05 Eugene Marais – Hypnosis
After curing a patient of paralysis through using hypnosis to relieve the mental cause of the condition, Eugène was regarded by the people of the Waterberg as the miracle doctor. While hypnotising the patient, he also massaged their legs.
Marais’s hypnotic abilities were so advanced that he could paralyse birds by making them drop from the twigs on which they were perched. When chickens tried to walk onto the stoep from the farm yard he could make them drop down next to his chair with a couple of gestures. He also managed to hypnotise people against their will. While he impressed the people of the Waterberg with his hypnotic power, he was refining it into an instrument, which he used later to conduct some remarkable experiments. Marais can be regarded as a psychiatrist, as all the patients he cured had suffered from some form of mental condition. He helped patients with mental problems by questioning them and listening objectively to their replies.

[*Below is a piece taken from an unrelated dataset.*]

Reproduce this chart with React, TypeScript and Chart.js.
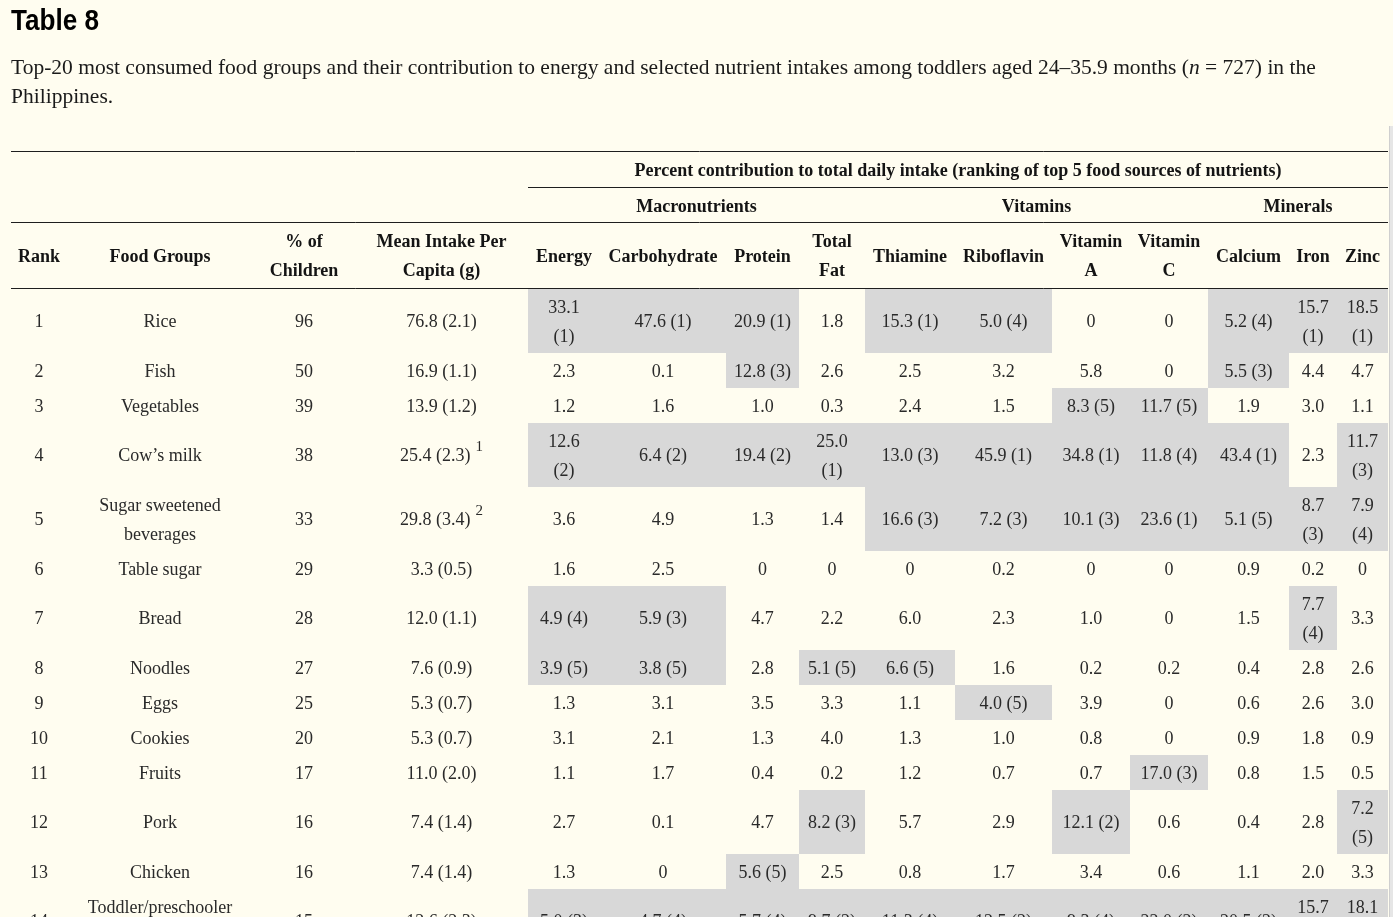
import React, { useEffect, useRef } from "react";
import { Chart, registerables } from "chart.js";

Chart.register(...registerables);

// ---------------- data ----------------
const ranks = ["1", "2", "3", "4", "5", "6", "7", "8", "9", "10", "11", "12", "13", "14"];
const foodGroups = [
  "Rice", "Fish", "Vegetables", "Cow’s milk", "Sugar sweetened beverages", "Table sugar", "Bread",
  "Noodles", "Eggs", "Cookies", "Fruits", "Pork", "Chicken", "Toddler/preschooler milk",
];
const pctChildren = ["96", "50", "39", "38", "33", "29", "28", "27", "25", "20", "17", "16", "16", "15"];
const meanIntake = [
  "76.8 (2.1)", "16.9 (1.1)", "13.9 (1.2)", "25.4 (2.3)", "29.8 (3.4)", "3.3 (0.5)", "12.0 (1.1)",
  "7.6 (0.9)", "5.3 (0.7)", "5.3 (0.7)", "11.0 (2.0)", "7.4 (1.4)", "7.4 (1.4)", "12.6 (2.3)",
];
const meanNotes = ["", "", "", "1", "2", "", "", "", "", "", "", "", "", ""];
const energy = ["33.1 (1)", "2.3", "1.2", "12.6 (2)", "3.6", "1.6", "4.9 (4)", "3.9 (5)", "1.3", "3.1", "1.1", "2.7", "1.3", "5.0 (3)"];
const carbohydrate = ["47.6 (1)", "0.1", "1.6", "6.4 (2)", "4.9", "2.5", "5.9 (3)", "3.8 (5)", "3.1", "2.1", "1.7", "0.1", "0", "4.7 (4)"];
const protein = ["20.9 (1)", "12.8 (3)", "1.0", "19.4 (2)", "1.3", "0", "4.7", "2.8", "3.5", "1.3", "0.4", "4.7", "5.6 (5)", "5.7 (4)"];
const totalFat = ["1.8", "2.6", "0.3", "25.0 (1)", "1.4", "0", "2.2", "5.1 (5)", "3.3", "4.0", "0.2", "8.2 (3)", "2.5", "9.7 (2)"];
const thiamine = ["15.3 (1)", "2.5", "2.4", "13.0 (3)", "16.6 (3)", "0", "6.0", "6.6 (5)", "1.1", "1.3", "1.2", "5.7", "0.8", "11.3 (4)"];
const riboflavin = ["5.0 (4)", "3.2", "1.5", "45.9 (1)", "7.2 (3)", "0.2", "2.3", "1.6", "4.0 (5)", "1.0", "0.7", "2.9", "1.7", "12.5 (2)"];
const vitaminA = ["0", "5.8", "8.3 (5)", "34.8 (1)", "10.1 (3)", "0", "1.0", "0.2", "3.9", "0.8", "0.7", "12.1 (2)", "3.4", "9.3 (4)"];
const vitaminC = ["0", "0", "11.7 (5)", "11.8 (4)", "23.6 (1)", "0", "0", "0.2", "0", "0", "17.0 (3)", "0.6", "0.6", "22.0 (2)"];
const calcium = ["5.2 (4)", "5.5 (3)", "1.9", "43.4 (1)", "5.1 (5)", "0.9", "1.5", "0.4", "0.6", "0.9", "0.8", "0.4", "1.1", "20.5 (2)"];
const iron = ["15.7 (1)", "4.4", "3.0", "2.3", "8.7 (3)", "0.2", "7.7 (4)", "2.8", "2.6", "1.8", "1.5", "2.8", "2.0", "15.7 (2)"];
const zinc = ["18.5 (1)", "4.7", "1.1", "11.7 (3)", "7.9 (4)", "0", "3.3", "2.6", "3.0", "0.9", "0.5", "7.2 (5)", "3.3", "18.1 (2)"];

const titleText = "Table 8";
const headerTitle = "Percent contribution to total daily intake (ranking of top 5 food sources of nutrients)";
const groupHeaders = ["Macronutrients", "Vitamins", "Minerals"];
const columnHeaders = [
  "Rank", "Food Groups", "% of Children", "Mean Intake Per Capita (g)", "Energy", "Carbohydrate", "Protein",
  "Total Fat", "Thiamine", "Riboflavin", "Vitamin A", "Vitamin C", "Calcium", "Iron", "Zinc",
];

// ---------------- layout / style ----------------
const PAGE_W = 1393;
const PAGE_H = 917;
const BG = "#FFFDF0";
const CELL_GRAY = "#D8D8D8";
const RULE_COLOR = "#1e1e1e";
const TEXT_COLOR = "#2a2a2a";
const HEAD_COLOR = "#141414";
const COL_EDGES = [11, 67, 253, 355, 528, 600, 726, 799, 865, 955, 1052, 1130, 1208, 1289, 1337, 1388];
const CELL_WRAP = [999, 150, 999, 999, 52, 999, 999, 52, 999, 999, 999, 999, 999, 30, 30];
const HEAD_WRAP = [999, 999, 60, 140, 999, 999, 999, 50, 999, 999, 70, 70, 999, 999, 999];
const GROUP_SPANS = [[4, 8], [8, 12], [12, 15]];
const FIRST_DATA_COL = 4;
const RULES = [
  { y: 151, from: 0, to: 15 },
  { y: 187, from: 4, to: 15 },
  { y: 222, from: 0, to: 15 },
  { y: 288, from: 0, to: 15 },
];
const BODY_TOP = 289;
const ROW_H1 = 35;
const ROW_H2 = 64;
const LINE_GAP = 29;
const TEXT_SHIFT = 1.5;
const SERIF = "'Liberation Serif', 'Times New Roman', serif";
const BODY_FONT = `18px ${SERIF}`;
const HEAD_FONT = `bold 18px ${SERIF}`;
const NOTE_FONT = `15px ${SERIF}`;

const columns = [
  ranks, foodGroups, pctChildren, meanIntake, energy, carbohydrate, protein, totalFat,
  thiamine, riboflavin, vitaminA, vitaminC, calcium, iron, zinc,
];

function wrapText(ctx: CanvasRenderingContext2D, text: string, maxW: number): string[] {
  const words = text.split(" ");
  const lines: string[] = [];
  let cur = "";
  for (const w of words) {
    const t = cur ? cur + " " + w : w;
    if (cur && ctx.measureText(t).width > maxW) {
      lines.push(cur);
      cur = w;
    } else {
      cur = t;
    }
  }
  if (cur) lines.push(cur);
  return lines;
}

const colCenter = (c: number) => (COL_EDGES[c] + COL_EDGES[c + 1]) / 2;

export default function App() {
  const ref = useRef<HTMLCanvasElement | null>(null);

  useEffect(() => {
    document.body.style.margin = "0";
    document.body.style.background = BG;
    const canvas = ref.current;
    if (!canvas) return;

    const mctx = document.createElement("canvas").getContext("2d") as CanvasRenderingContext2D;
    mctx.font = BODY_FONT;
    const cellLines: string[][][] = ranks.map((_, r) =>
      columns.map((col, c) => wrapText(mctx, col[r], CELL_WRAP[c]))
    );
    const rowTops: number[] = [];
    const rowBottoms: number[] = [];
    let y = BODY_TOP;
    cellLines.forEach((row) => {
      const n = Math.max(...row.map((l) => l.length));
      const h = n > 1 ? ROW_H2 : ROW_H1;
      rowTops.push(y);
      rowBottoms.push(y + h);
      y += h;
    });

    // highlighted cells (ranked top-5 sources) as floating bars, one dataset per nutrient column
    const barDatasets: any[] = [];
    for (let c = FIRST_DATA_COL; c < columns.length; c++) {
      const pts: any[] = [];
      columns[c].forEach((v, r) => {
        if (v.includes("(")) pts.push({ x: colCenter(c), y: [rowTops[r], rowBottoms[r]] });
      });
      if (!pts.length) continue;
      barDatasets.push({
        type: "bar",
        data: pts,
        backgroundColor: CELL_GRAY,
        borderWidth: 0,
        barThickness: COL_EDGES[c + 1] - COL_EDGES[c],
        inflateAmount: 0,
        stack: "cells",
        order: 2,
      });
    }

    const lineDatasets = RULES.map((rule) => ({
      type: "line",
      data: [
        { x: COL_EDGES[rule.from], y: rule.y + 0.5 },
        { x: COL_EDGES[rule.to], y: rule.y + 0.5 },
      ],
      borderColor: RULE_COLOR,
      borderWidth: 1,
      pointRadius: 0,
      fill: false,
      tension: 0,
      order: 1,
    }));

    const textPlugin = {
      id: "tableText",
      afterDatasetsDraw(chart: any) {
        const ctx: CanvasRenderingContext2D = chart.ctx;
        const xs = chart.scales.x;
        const ys = chart.scales.y;
        const px = (v: number) => xs.getPixelForValue(v);
        const py = (v: number) => ys.getPixelForValue(v + TEXT_SHIFT);
        ctx.save();
        ctx.textAlign = "center";
        ctx.textBaseline = "middle";

        const drawLines = (lines: string[], cx: number, cy: number) => {
          const n = lines.length;
          lines.forEach((ln, i) => {
            ctx.fillText(ln, px(cx), py(cy + (i - (n - 1) / 2) * LINE_GAP));
          });
        };

        // header
        ctx.font = HEAD_FONT;
        ctx.fillStyle = HEAD_COLOR;
        drawLines([headerTitle], (COL_EDGES[FIRST_DATA_COL] + COL_EDGES[15]) / 2, (RULES[0].y + RULES[1].y) / 2 + 0.5);
        groupHeaders.forEach((g, i) => {
          const [a, b] = GROUP_SPANS[i];
          drawLines([g], (COL_EDGES[a] + COL_EDGES[b]) / 2, (RULES[1].y + RULES[2].y) / 2 + 1);
        });
        columnHeaders.forEach((h, c) => {
          drawLines(wrapText(ctx, h, HEAD_WRAP[c]), colCenter(c), (RULES[2].y + RULES[3].y) / 2 + 0.5);
        });

        // body
        ctx.fillStyle = TEXT_COLOR;
        cellLines.forEach((row, r) => {
          const cy = (rowTops[r] + rowBottoms[r]) / 2;
          row.forEach((lines, c) => {
            ctx.font = BODY_FONT;
            if (c === 3 && meanNotes[r]) {
              const main = lines.join(" ");
              const w1 = ctx.measureText(main).width;
              ctx.font = NOTE_FONT;
              const w2 = ctx.measureText(meanNotes[r]).width;
              const gap = 5;
              const start = colCenter(c) - (w1 + gap + w2) / 2;
              ctx.textAlign = "left";
              ctx.font = BODY_FONT;
              ctx.fillText(main, px(start), py(cy));
              ctx.font = NOTE_FONT;
              ctx.fillText(meanNotes[r], px(start + w1 + gap), py(cy - 9));
              ctx.textAlign = "center";
            } else {
              drawLines(lines, colCenter(c), cy);
            }
          });
        });
        ctx.restore();
      },
    };

    const chart = new Chart(canvas, {
      type: "bar",
      data: { datasets: [...barDatasets, ...lineDatasets] as any },
      options: {
        animation: false,
        responsive: false,
        devicePixelRatio: 1,
        events: [],
        layout: { padding: 0 },
        plugins: {
          legend: { display: false },
          tooltip: { enabled: false },
          title: { display: false },
        },
        scales: {
          x: { type: "linear", min: 0, max: PAGE_W, display: false, offset: false, grid: { display: false } },
          y: {
            type: "linear",
            min: 0,
            max: PAGE_H,
            reverse: true,
            display: false,
            stacked: false,
            beginAtZero: false,
            grid: { display: false },
          },
        },
      } as any,
      plugins: [textPlugin],
    });
    return () => chart.destroy();
  }, []);

  return (
    <div
      style={{
        position: "fixed",
        left: 0,
        top: 0,
        width: PAGE_W,
        height: PAGE_H,
        overflow: "hidden",
        background: BG,
      }}
    >
      <canvas
        ref={ref}
        width={PAGE_W}
        height={PAGE_H}
        style={{ position: "absolute", left: 0, top: 0, width: PAGE_W, height: PAGE_H }}
      />
      <div
        style={{
          position: "absolute",
          left: 11,
          top: 4,
          font: "bold 30px 'Liberation Sans', Arial, sans-serif",
          lineHeight: "32px",
          color: "#000",
          whiteSpace: "nowrap",
          transform: "scaleX(0.87)",
          transformOrigin: "left top",
        }}
      >
        {titleText}
      </div>
      <div
        style={{
          position: "absolute",
          left: 11,
          top: 53,
          width: 1372,
          font: `21.5px ${SERIF}`,
          lineHeight: "29px",
          color: "#1a1a1a",
        }}
      >
        Top-20 most consumed food groups and their contribution to energy and selected nutrient intakes among
        toddlers aged 24–35.9 months (<i>n</i> = 727) in the Philippines.
      </div>
      <div
        style={{
          position: "absolute",
          left: 1389,
          top: 126,
          width: 4,
          height: PAGE_H - 126,
          background: "#e6e6e6",
          borderLeft: "1px solid #cfcfcf",
          boxSizing: "border-box",
        }}
      />
    </div>
  );
}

Through questioning a large number of people, he developed the theory of Hesperian depression to which he estimated that one out of twenty people were subject. He may have been the first man to write about a phenomenon, which has still not been adequately examined.
Chapter seven of The Soul of the ape makes reference to how Eugène used hypnotic hyperaesthesia on his subjects. The road to Waterberg and other essays, also refers to this phenomena from page 145 to 154.